» **WHAT TO WORK ON**
Write out the opening lines of the data word for word, up to and including the line with "0.55, 1.26, 1.14];", and leave every picture and every later line out.

» **DATASET CONTENT**
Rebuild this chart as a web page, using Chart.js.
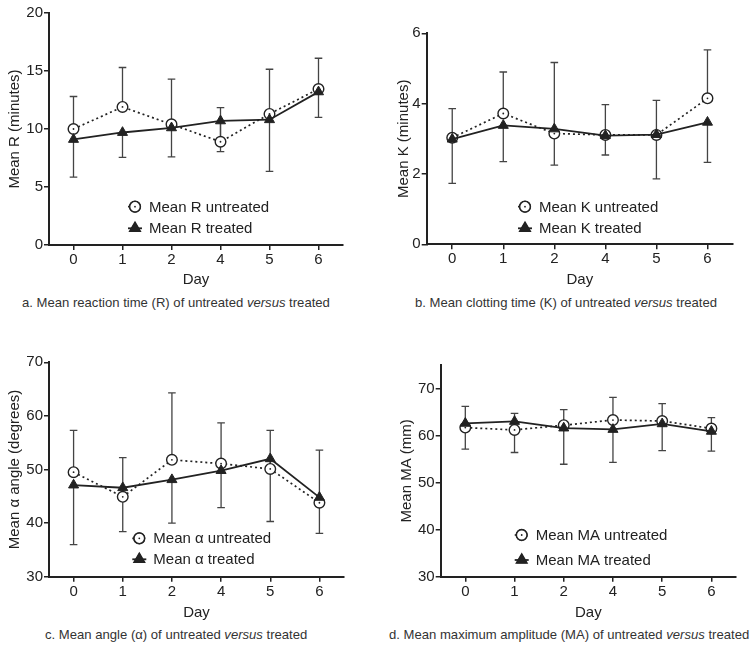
<!DOCTYPE html>
<html>
<head>
<meta charset="utf-8">
<script src="https://cdn.jsdelivr.net/npm/chart.js@4.4.1/dist/chart.umd.min.js"></script>
<style>
  html, body { margin: 0; padding: 0; background: #fff; }
  #wrap { position: relative; width: 755px; height: 651px; overflow: hidden; }
  canvas { position: absolute; }
  .cap { position: absolute; font-family: "Liberation Sans", Arial, sans-serif; font-size: 13.1px; line-height: 16px; color: #333; white-space: nowrap; }
</style>
</head>
<body>
<div id="wrap">
  <canvas id="cA" width="377" height="292" style="left:0px;top:0px"></canvas>
  <canvas id="cB" width="378" height="292" style="left:377px;top:0px"></canvas>
  <canvas id="cC" width="377" height="305" style="left:0px;top:320px"></canvas>
  <canvas id="cD" width="378" height="305" style="left:377px;top:320px"></canvas>
  <div class="cap" style="left:22px;top:295px">a. Mean reaction time (R) of untreated <i>versus</i> treated</div>
  <div class="cap" style="left:415px;top:295px">b. Mean clotting time (K) of untreated <i>versus</i> treated</div>
  <div class="cap" style="left:45px;top:627px">c. Mean angle (&alpha;) of untreated <i>versus</i> treated</div>
  <div class="cap" style="left:389px;top:627px">d. Mean maximum amplitude (MA) of untreated <i>versus</i> treated</div>
</div>
<script>
// ---------- data ----------
const days = ['0', '1', '2', '4', '5', '6'];

const rUntreated   = [10.0, 11.9, 10.4, 8.9, 11.3, 13.45];
const rUntreatedSD = [2.8, 3.4, 3.9, 2.95, 3.85, 2.65];
const rTreated     = [9.1, 9.7, 10.1, 10.7, 10.8, 13.2];
const rTreatedSD   = [3.25, 2.15, 2.5, 2.65, 4.45, 2.2];

const kUntreated   = [3.03, 3.72, 3.15, 3.11, 3.11, 4.15];
const kUntreatedSD = [0.83, 1.18, 2.02, 0.86, 0.98, 1.38];
const kTreated     = [2.99, 3.38, 3.28, 3.09, 3.12, 3.47];
const kTreatedSD   = [1.26, 1.03, 1.03, 0.55, 1.26, 1.14];

const aUntreated   = [49.5, 44.9, 51.8, 51.1, 50.1, 43.8];
const aUntreatedSD = [7.8, 7.3, 12.5, 7.6, 7.2, 9.8];
const aTreated     = [47.1, 46.6, 48.1, 49.8, 52.0, 44.8];
const aTreatedSD   = [11.1, 8.2, 8.1, 6.9, 11.7, 6.7];

const maUntreated   = [61.7, 61.2, 62.2, 63.3, 63.1, 61.5];
const maUntreatedSD = [4.5, 3.5, 3.3, 4.8, 3.7, 2.3];
const maTreated     = [62.6, 63.0, 61.6, 61.3, 62.5, 60.9];
const maTreatedSD   = [5.5, 6.6, 7.7, 7.0, 5.7, 4.2];

// ---------- styling ----------
const FONT = '"Liberation Sans", Arial, sans-serif';
const INK = '#222';
Chart.defaults.font.family = FONT;
Chart.defaults.font.size = 15;
Chart.defaults.color = INK;

const errorBars = {
  id: 'errorBars',
  beforeDatasetsDraw(chart) {
    const ctx = chart.ctx;
    const y = chart.scales.y;
    ctx.save();
    ctx.strokeStyle = '#444';
    ctx.lineWidth = 1.3;
    chart.data.datasets.forEach((ds, i) => {
      const meta = chart.getDatasetMeta(i);
      meta.data.forEach((pt, j) => {
        const v = ds.data[j];
        const end = v + ds.errDir * ds.errors[j];
        const y0 = y.getPixelForValue(v);
        const y1 = y.getPixelForValue(end);
        ctx.beginPath();
        ctx.moveTo(pt.x, y0); ctx.lineTo(pt.x, y1);
        ctx.moveTo(pt.x - 3.8, y1); ctx.lineTo(pt.x + 3.8, y1);
        ctx.stroke();
      });
    });
    ctx.restore();
  },
  // small centre dot inside the open circles, drawn right after that dataset
  afterDatasetDraw(chart, args) {
    const ds = chart.data.datasets[args.index];
    if (!ds.centerDot) return;
    const ctx = chart.ctx;
    ctx.save();
    ctx.fillStyle = INK;
    args.meta.data.forEach(pt => {
      ctx.beginPath(); ctx.arc(pt.x, pt.y, 0.9, 0, Math.PI * 2); ctx.fill();
    });
    ctx.restore();
  }
};

const inLegend = {
  id: 'inLegend',
  afterDraw(chart, args, opts) {
    const ctx = chart.ctx;
    ctx.save();
    chart.data.datasets.forEach((ds, i) => {
      const cx = opts.x, cy = opts.y + i * opts.dy;
      ctx.beginPath();
      ctx.strokeStyle = INK;
      ctx.lineWidth = ds.borderWidth;
      ctx.setLineDash(ds.borderDash || []);
      ctx.moveTo(cx - 7, cy); ctx.lineTo(cx + 7, cy);
      ctx.stroke();
      ctx.setLineDash([]);
      Chart.helpers.drawPoint(ctx, {pointStyle: ds.pointStyle, radius: ds.pointRadius, borderWidth: ds.pointBorderWidth, rotation: 0}, cx, cy);
      ctx.fillStyle = ds.pointBackgroundColor;
      ctx.strokeStyle = INK;
      ctx.lineWidth = ds.pointBorderWidth;
      ctx.fill(); ctx.stroke();
      if (ds.centerDot) {
        ctx.beginPath(); ctx.arc(cx, cy, 0.9, 0, Math.PI * 2);
        ctx.fillStyle = INK; ctx.fill();
      }
      ctx.fillStyle = INK;
      ctx.font = '15px ' + FONT;
      ctx.textBaseline = 'middle';
      ctx.textAlign = 'left';
      ctx.fillText(ds.label, cx + 14, cy + 1);
    });
    ctx.restore();
  }
};

function makeChart(id, p) {
  return new Chart(document.getElementById(id), {
    type: 'line',
    data: {
      labels: days,
      datasets: [
        {
          label: p.names[0], data: p.untreated, errors: p.untreatedSD, errDir: 1, centerDot: true,
          borderColor: INK, borderWidth: 1.7, borderDash: [2, 3],
          pointStyle: 'circle', pointRadius: 5.3, pointBorderWidth: 1.4,
          pointBackgroundColor: '#fff', pointBorderColor: INK, order: 1, tension: 0
        },
        {
          label: p.names[1], data: p.treated, errors: p.treatedSD, errDir: -1,
          borderColor: INK, backgroundColor: INK, borderWidth: 1.8,
          pointStyle: 'triangle', pointRadius: 5.8, pointBorderWidth: 1,
          pointBackgroundColor: INK, pointBorderColor: INK, order: 0, tension: 0
        }
      ]
    },
    options: {
      responsive: false, animation: false, devicePixelRatio: 1,
      layout: { padding: p.pad },
      plugins: { legend: { display: false }, tooltip: { enabled: false },
                 inLegend: p.legend },
      scales: {
        x: {
          type: 'category', offset: true,
          grid: { display: true, drawOnChartArea: false, offset: false, tickLength: 5, color: INK, lineWidth: 1.5 },
          border: { display: true, color: INK, width: 2 },
          ticks: { padding: 1, color: INK, maxRotation: 0, font: { size: 15 } },
          title: { display: true, text: 'Day', color: INK, font: { size: 15 }, padding: { top: 0, bottom: p.xTitlePad } },
          afterFit: s => { s.height = p.xH; }
        },
        y: {
          min: p.min, max: p.max,
          grid: { display: true, drawOnChartArea: false, tickLength: 5, color: INK, lineWidth: 1.5 },
          border: { display: true, color: INK, width: 2 },
          ticks: { stepSize: p.step, padding: 1, color: INK, font: { size: 15 } },
          afterBuildTicks: s => { s.ticks = s.ticks.filter(t => Math.abs((t.value - p.min) / p.step - Math.round((t.value - p.min) / p.step)) < 1e-6); },
          title: { display: true, text: p.yTitle, color: INK, font: { size: 15 }, padding: { top: p.yTitlePad, bottom: 0 } },
          afterFit: s => { s.width = p.yW; }
        }
      }
    },
    plugins: [errorBars, inLegend]
  });
}

makeChart('cA', {
  untreated: rUntreated, untreatedSD: rUntreatedSD, treated: rTreated, treatedSD: rTreatedSD,
  names: ['Mean R untreated', 'Mean R treated'], yTitle: 'Mean R (minutes)',
  min: 0, max: 20, step: 5,
  pad: { left: 0, top: 13, right: 34, bottom: 0 }, yW: 49, xH: 47, yTitlePad: 6, xTitlePad: 3.5,
  legend: { x: 135, y: 206.7, dy: 21.6 }
});
makeChart('cB', {
  untreated: kUntreated, untreatedSD: kUntreatedSD, treated: kTreated, treatedSD: kTreatedSD,
  names: ['Mean K untreated', 'Mean K treated'], yTitle: 'Mean K (minutes)',
  min: 0, max: 6, step: 2,
  pad: { left: 0, top: 33.3, right: 22, bottom: 0 }, yW: 49.7, xH: 47.7, yTitlePad: 17.5, xTitlePad: 3.5,
  legend: { x: 148, y: 206.7, dy: 21.6 }
});
makeChart('cC', {
  untreated: aUntreated, untreatedSD: aUntreatedSD, treated: aTreated, treatedSD: aTreatedSD,
  names: ['Mean \u03B1 untreated', 'Mean \u03B1 treated'], yTitle: 'Mean \u03B1 angle (degrees)',
  min: 30, max: 70, step: 10,
  pad: { left: 0, top: 42.3, right: 33, bottom: 0 }, yW: 49, xH: 48.3, yTitlePad: 6, xTitlePad: 3.3,
  legend: { x: 139.3, y: 218.3, dy: 21 }
});
makeChart('cD', {
  untreated: maUntreated, untreatedSD: maUntreatedSD, treated: maTreated, treatedSD: maTreatedSD,
  names: ['Mean MA untreated', 'Mean MA treated'], yTitle: 'Mean MA (mm)',
  min: 30, max: 75, step: 10,
  pad: { left: 0, top: 45, right: 19, bottom: 0 }, yW: 63.7, xH: 48.3, yTitlePad: 20.5, xTitlePad: 3.3,
  legend: { x: 144.7, y: 215, dy: 25 }
});
</script>
</body>
</html>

» **SOLUTION BELOW**
Rebuild this chart as a web page, using Chart.js.
<!DOCTYPE html>
<html>
<head>
<meta charset="utf-8">
<script src="https://cdn.jsdelivr.net/npm/chart.js@4.4.1/dist/chart.umd.min.js"></script>
<style>
  html, body { margin: 0; padding: 0; background: #fff; }
  #wrap { position: relative; width: 755px; height: 651px; overflow: hidden; }
  canvas { position: absolute; }
  .cap { position: absolute; font-family: "Liberation Sans", Arial, sans-serif; font-size: 13.1px; line-height: 16px; color: #333; white-space: nowrap; }
</style>
</head>
<body>
<div id="wrap">
  <canvas id="cA" width="377" height="292" style="left:0px;top:0px"></canvas>
  <canvas id="cB" width="378" height="292" style="left:377px;top:0px"></canvas>
  <canvas id="cC" width="377" height="305" style="left:0px;top:320px"></canvas>
  <canvas id="cD" width="378" height="305" style="left:377px;top:320px"></canvas>
  <div class="cap" style="left:22px;top:295px">a. Mean reaction time (R) of untreated <i>versus</i> treated</div>
  <div class="cap" style="left:415px;top:295px">b. Mean clotting time (K) of untreated <i>versus</i> treated</div>
  <div class="cap" style="left:45px;top:627px">c. Mean angle (&alpha;) of untreated <i>versus</i> treated</div>
  <div class="cap" style="left:389px;top:627px">d. Mean maximum amplitude (MA) of untreated <i>versus</i> treated</div>
</div>
<script>
// ---------- data ----------
const days = ['0', '1', '2', '4', '5', '6'];

const rUntreated   = [10.0, 11.9, 10.4, 8.9, 11.3, 13.45];
const rUntreatedSD = [2.8, 3.4, 3.9, 2.95, 3.85, 2.65];
const rTreated     = [9.1, 9.7, 10.1, 10.7, 10.8, 13.2];
const rTreatedSD   = [3.25, 2.15, 2.5, 2.65, 4.45, 2.2];

const kUntreated   = [3.03, 3.72, 3.15, 3.11, 3.11, 4.15];
const kUntreatedSD = [0.83, 1.18, 2.02, 0.86, 0.98, 1.38];
const kTreated     = [2.99, 3.38, 3.28, 3.09, 3.12, 3.47];
const kTreatedSD   = [1.26, 1.03, 1.03, 0.55, 1.26, 1.14];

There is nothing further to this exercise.